**DATA TO PROCESS**
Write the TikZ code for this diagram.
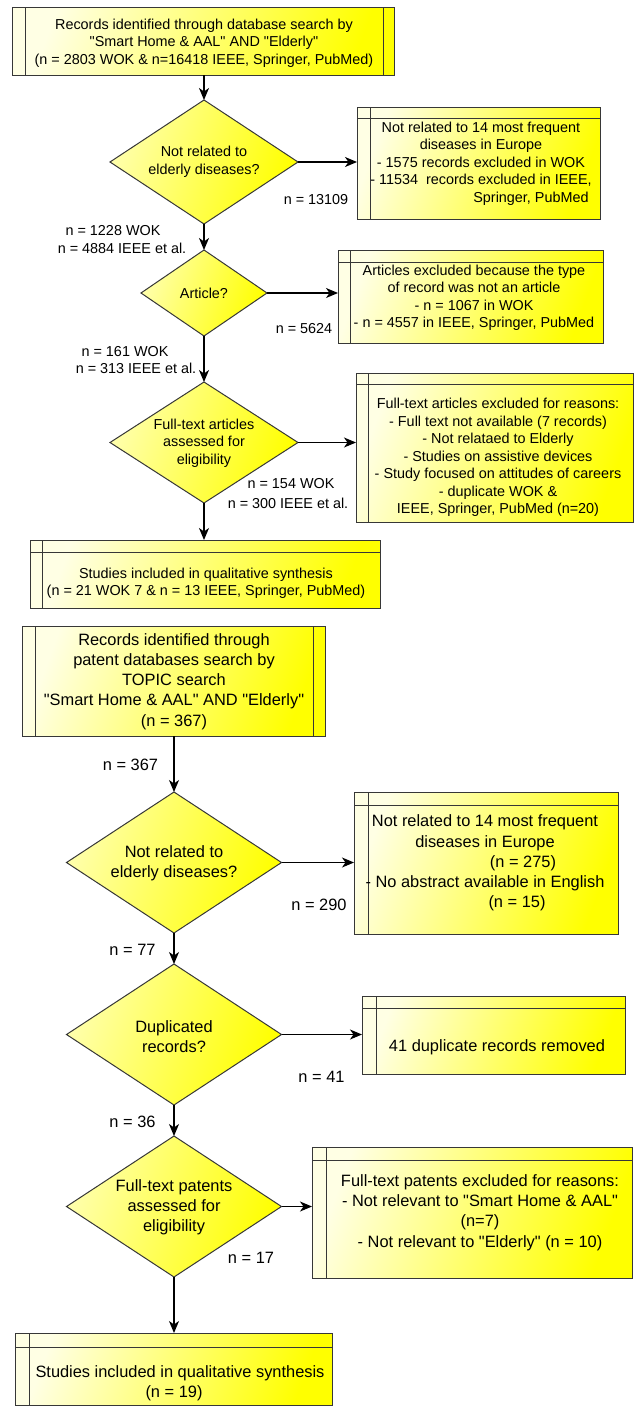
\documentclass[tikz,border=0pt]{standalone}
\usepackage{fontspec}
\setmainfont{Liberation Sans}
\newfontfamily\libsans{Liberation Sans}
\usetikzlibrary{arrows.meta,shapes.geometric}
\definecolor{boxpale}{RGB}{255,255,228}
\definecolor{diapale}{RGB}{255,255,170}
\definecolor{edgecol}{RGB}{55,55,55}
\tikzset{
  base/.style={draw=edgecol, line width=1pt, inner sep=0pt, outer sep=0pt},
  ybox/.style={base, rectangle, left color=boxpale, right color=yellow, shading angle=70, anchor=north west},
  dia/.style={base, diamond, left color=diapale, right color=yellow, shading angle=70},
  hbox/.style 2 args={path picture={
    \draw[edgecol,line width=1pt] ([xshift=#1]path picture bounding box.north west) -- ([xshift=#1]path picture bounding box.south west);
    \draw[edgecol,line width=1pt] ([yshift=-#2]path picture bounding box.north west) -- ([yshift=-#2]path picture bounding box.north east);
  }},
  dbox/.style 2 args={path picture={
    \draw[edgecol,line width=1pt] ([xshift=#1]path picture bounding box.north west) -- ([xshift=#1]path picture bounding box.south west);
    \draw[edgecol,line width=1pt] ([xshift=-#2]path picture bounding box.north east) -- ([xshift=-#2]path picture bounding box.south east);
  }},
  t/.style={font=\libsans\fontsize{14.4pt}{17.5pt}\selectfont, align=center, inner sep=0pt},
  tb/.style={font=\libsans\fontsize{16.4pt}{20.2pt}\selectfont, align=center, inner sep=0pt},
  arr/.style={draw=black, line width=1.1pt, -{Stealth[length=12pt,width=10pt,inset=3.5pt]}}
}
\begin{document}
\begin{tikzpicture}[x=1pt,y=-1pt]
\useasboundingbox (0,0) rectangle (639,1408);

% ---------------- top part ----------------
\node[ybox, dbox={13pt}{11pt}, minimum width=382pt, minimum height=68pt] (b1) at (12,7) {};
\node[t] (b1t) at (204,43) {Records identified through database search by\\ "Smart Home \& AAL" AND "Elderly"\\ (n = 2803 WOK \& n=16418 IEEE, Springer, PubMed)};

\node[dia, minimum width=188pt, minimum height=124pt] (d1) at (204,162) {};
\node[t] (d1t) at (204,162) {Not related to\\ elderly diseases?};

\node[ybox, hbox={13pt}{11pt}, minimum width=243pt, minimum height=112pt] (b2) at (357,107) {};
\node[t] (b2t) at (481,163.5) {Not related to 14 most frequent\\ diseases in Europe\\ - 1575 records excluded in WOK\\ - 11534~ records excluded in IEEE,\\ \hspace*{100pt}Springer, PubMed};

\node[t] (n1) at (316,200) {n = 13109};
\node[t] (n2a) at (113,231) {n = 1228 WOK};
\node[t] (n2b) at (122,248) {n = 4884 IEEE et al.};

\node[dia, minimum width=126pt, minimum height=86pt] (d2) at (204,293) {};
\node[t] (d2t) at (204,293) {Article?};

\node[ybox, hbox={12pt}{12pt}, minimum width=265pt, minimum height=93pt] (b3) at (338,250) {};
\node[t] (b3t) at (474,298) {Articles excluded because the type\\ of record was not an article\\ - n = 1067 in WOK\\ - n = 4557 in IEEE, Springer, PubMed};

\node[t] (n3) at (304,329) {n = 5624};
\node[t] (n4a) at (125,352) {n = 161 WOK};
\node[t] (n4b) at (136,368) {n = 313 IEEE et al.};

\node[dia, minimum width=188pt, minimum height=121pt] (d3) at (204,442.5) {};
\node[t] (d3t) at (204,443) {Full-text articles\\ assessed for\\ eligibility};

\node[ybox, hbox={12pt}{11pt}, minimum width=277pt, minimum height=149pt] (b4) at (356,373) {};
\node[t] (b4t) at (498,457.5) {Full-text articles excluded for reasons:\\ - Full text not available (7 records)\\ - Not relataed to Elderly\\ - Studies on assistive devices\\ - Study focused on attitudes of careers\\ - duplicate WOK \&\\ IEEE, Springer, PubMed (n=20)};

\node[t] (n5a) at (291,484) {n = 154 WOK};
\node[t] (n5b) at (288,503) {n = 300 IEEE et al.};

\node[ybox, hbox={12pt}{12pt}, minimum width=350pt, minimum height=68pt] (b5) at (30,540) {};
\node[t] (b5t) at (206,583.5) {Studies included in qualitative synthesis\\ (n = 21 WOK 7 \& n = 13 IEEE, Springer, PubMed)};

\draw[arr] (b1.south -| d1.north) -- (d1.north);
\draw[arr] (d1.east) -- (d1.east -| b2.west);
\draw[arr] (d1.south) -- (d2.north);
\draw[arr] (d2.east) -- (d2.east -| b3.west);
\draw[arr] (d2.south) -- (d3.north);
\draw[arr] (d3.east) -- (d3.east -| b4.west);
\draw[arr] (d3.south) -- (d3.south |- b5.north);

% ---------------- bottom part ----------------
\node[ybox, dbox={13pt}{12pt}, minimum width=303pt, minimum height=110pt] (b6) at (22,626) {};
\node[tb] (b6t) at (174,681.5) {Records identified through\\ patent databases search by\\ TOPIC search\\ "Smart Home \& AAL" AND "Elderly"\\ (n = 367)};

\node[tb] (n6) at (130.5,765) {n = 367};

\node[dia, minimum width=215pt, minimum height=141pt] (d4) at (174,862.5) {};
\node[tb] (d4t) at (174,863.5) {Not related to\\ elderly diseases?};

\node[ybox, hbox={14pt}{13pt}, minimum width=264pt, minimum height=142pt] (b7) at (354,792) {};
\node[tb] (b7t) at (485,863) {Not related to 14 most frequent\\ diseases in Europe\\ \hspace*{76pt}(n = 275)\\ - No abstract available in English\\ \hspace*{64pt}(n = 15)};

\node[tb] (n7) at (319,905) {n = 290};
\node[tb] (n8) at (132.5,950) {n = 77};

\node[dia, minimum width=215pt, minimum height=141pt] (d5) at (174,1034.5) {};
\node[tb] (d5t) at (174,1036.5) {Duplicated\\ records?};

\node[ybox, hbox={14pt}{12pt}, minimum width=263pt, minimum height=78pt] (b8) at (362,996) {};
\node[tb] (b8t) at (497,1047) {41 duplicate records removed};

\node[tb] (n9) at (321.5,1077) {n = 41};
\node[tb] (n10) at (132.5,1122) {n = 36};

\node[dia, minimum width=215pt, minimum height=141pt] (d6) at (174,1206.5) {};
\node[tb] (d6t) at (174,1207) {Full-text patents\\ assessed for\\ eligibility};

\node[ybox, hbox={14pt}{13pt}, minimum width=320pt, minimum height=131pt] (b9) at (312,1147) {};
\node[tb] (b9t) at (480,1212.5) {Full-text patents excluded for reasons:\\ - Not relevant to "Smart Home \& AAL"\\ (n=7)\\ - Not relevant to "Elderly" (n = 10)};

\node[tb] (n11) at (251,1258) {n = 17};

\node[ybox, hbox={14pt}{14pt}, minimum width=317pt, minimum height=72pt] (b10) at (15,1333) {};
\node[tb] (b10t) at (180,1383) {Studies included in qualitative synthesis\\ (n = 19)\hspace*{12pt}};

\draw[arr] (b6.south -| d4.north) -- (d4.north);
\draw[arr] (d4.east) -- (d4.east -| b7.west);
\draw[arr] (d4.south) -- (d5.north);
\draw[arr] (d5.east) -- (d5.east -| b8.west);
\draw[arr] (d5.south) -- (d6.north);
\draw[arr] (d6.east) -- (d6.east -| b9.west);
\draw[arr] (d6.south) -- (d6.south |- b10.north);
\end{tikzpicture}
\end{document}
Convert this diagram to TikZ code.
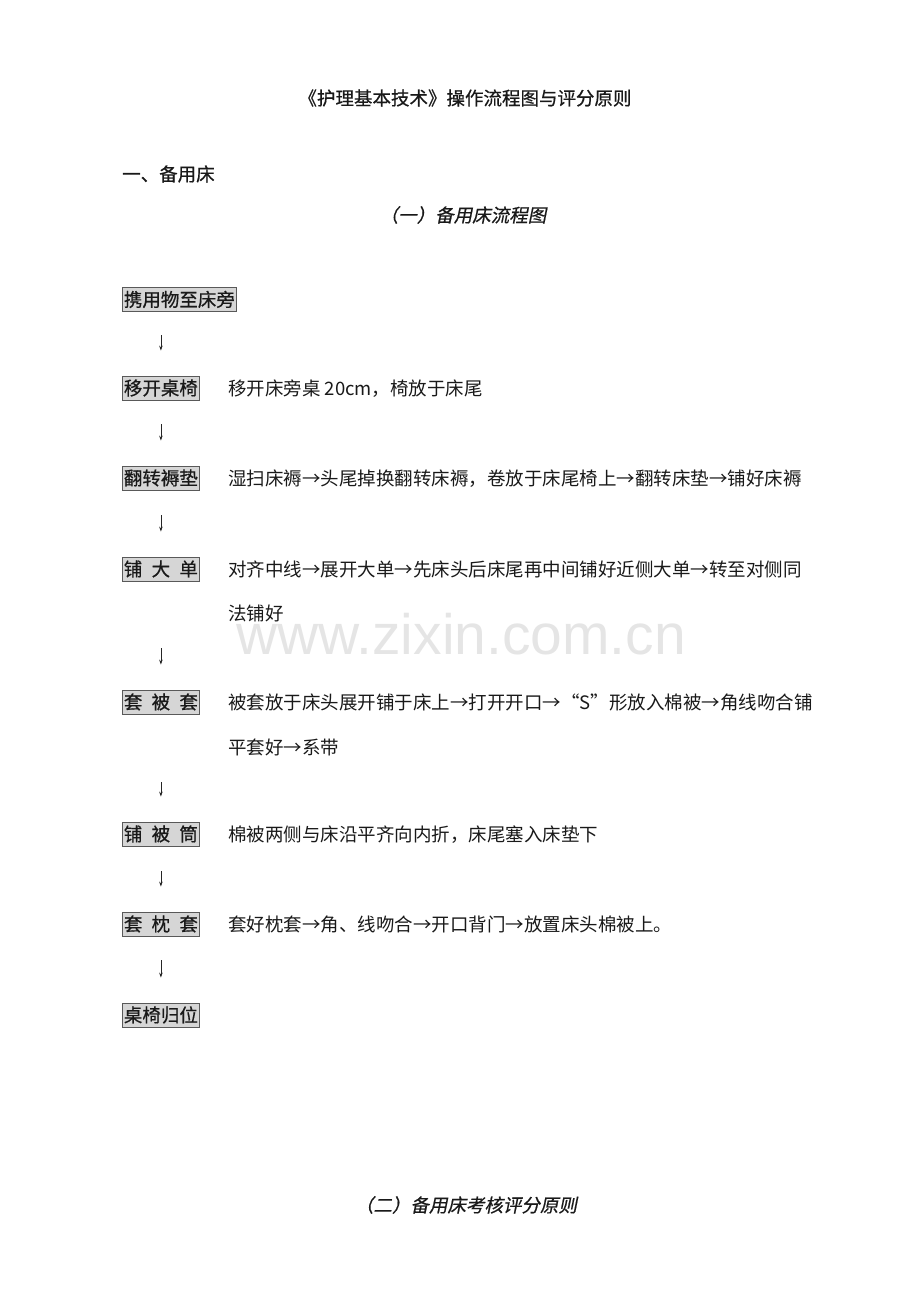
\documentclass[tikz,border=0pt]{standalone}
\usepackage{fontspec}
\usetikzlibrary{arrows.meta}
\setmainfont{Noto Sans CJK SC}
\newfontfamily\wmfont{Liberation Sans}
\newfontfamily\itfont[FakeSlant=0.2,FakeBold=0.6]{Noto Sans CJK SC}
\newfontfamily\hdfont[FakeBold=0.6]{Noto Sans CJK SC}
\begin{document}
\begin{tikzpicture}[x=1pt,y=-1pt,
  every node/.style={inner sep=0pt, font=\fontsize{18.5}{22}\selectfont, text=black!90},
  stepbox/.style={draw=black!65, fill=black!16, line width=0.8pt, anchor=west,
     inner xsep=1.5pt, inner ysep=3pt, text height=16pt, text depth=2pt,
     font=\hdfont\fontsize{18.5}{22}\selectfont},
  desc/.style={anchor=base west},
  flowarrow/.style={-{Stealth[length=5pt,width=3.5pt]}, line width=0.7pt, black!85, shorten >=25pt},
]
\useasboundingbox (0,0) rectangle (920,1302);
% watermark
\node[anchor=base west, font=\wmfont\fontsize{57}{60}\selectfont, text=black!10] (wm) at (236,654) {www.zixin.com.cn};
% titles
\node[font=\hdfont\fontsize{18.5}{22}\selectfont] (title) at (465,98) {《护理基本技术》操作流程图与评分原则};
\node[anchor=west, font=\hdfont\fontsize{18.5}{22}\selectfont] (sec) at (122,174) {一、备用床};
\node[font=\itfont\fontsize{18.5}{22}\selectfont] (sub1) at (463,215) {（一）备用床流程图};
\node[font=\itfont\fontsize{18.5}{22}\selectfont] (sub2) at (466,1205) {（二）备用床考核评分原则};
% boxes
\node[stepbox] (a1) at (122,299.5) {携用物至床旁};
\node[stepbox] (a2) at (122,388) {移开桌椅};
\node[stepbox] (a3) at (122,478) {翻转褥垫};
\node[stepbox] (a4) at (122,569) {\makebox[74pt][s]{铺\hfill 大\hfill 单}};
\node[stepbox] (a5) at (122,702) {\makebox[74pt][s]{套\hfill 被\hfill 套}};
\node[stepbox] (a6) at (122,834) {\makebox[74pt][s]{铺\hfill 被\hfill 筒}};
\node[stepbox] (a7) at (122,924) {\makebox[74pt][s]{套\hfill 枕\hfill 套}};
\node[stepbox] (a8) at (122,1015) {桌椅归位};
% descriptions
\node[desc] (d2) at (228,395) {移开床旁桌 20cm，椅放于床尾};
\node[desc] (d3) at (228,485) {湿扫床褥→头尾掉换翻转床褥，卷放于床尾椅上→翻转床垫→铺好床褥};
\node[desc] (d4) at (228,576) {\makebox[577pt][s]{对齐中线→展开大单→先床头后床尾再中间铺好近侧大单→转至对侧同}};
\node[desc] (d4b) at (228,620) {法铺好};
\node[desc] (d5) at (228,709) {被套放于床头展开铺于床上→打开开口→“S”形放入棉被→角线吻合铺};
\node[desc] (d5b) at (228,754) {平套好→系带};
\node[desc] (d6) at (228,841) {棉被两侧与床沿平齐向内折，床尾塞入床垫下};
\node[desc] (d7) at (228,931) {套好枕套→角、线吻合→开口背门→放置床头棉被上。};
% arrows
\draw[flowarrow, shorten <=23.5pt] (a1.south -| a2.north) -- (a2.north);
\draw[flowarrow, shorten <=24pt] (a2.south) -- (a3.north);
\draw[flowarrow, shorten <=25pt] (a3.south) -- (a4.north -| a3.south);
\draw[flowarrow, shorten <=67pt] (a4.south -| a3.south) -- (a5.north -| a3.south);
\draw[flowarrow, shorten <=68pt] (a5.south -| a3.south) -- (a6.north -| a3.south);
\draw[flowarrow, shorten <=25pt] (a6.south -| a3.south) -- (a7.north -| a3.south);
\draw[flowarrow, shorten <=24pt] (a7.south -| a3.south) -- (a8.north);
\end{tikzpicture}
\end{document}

**CHALLENGE**
From the top of the listing above, repeat each line exactly until you reach the line containing "(0,0) rectangle (639,1408);", and repeat that one too. Leave the pictures out.

**RESPONSE FOR THIS EXERCISE**
Write the TikZ code for this diagram.
\documentclass[tikz,border=0pt]{standalone}
\usepackage{fontspec}
\setmainfont{Liberation Sans}
\newfontfamily\libsans{Liberation Sans}
\usetikzlibrary{arrows.meta,shapes.geometric}
\definecolor{boxpale}{RGB}{255,255,228}
\definecolor{diapale}{RGB}{255,255,170}
\definecolor{edgecol}{RGB}{55,55,55}
\tikzset{
  base/.style={draw=edgecol, line width=1pt, inner sep=0pt, outer sep=0pt},
  ybox/.style={base, rectangle, left color=boxpale, right color=yellow, shading angle=70, anchor=north west},
  dia/.style={base, diamond, left color=diapale, right color=yellow, shading angle=70},
  hbox/.style 2 args={path picture={
    \draw[edgecol,line width=1pt] ([xshift=#1]path picture bounding box.north west) -- ([xshift=#1]path picture bounding box.south west);
    \draw[edgecol,line width=1pt] ([yshift=-#2]path picture bounding box.north west) -- ([yshift=-#2]path picture bounding box.north east);
  }},
  dbox/.style 2 args={path picture={
    \draw[edgecol,line width=1pt] ([xshift=#1]path picture bounding box.north west) -- ([xshift=#1]path picture bounding box.south west);
    \draw[edgecol,line width=1pt] ([xshift=-#2]path picture bounding box.north east) -- ([xshift=-#2]path picture bounding box.south east);
  }},
  t/.style={font=\libsans\fontsize{14.4pt}{17.5pt}\selectfont, align=center, inner sep=0pt},
  tb/.style={font=\libsans\fontsize{16.4pt}{20.2pt}\selectfont, align=center, inner sep=0pt},
  arr/.style={draw=black, line width=1.1pt, -{Stealth[length=12pt,width=10pt,inset=3.5pt]}}
}
\begin{document}
\begin{tikzpicture}[x=1pt,y=-1pt]
\useasboundingbox (0,0) rectangle (639,1408);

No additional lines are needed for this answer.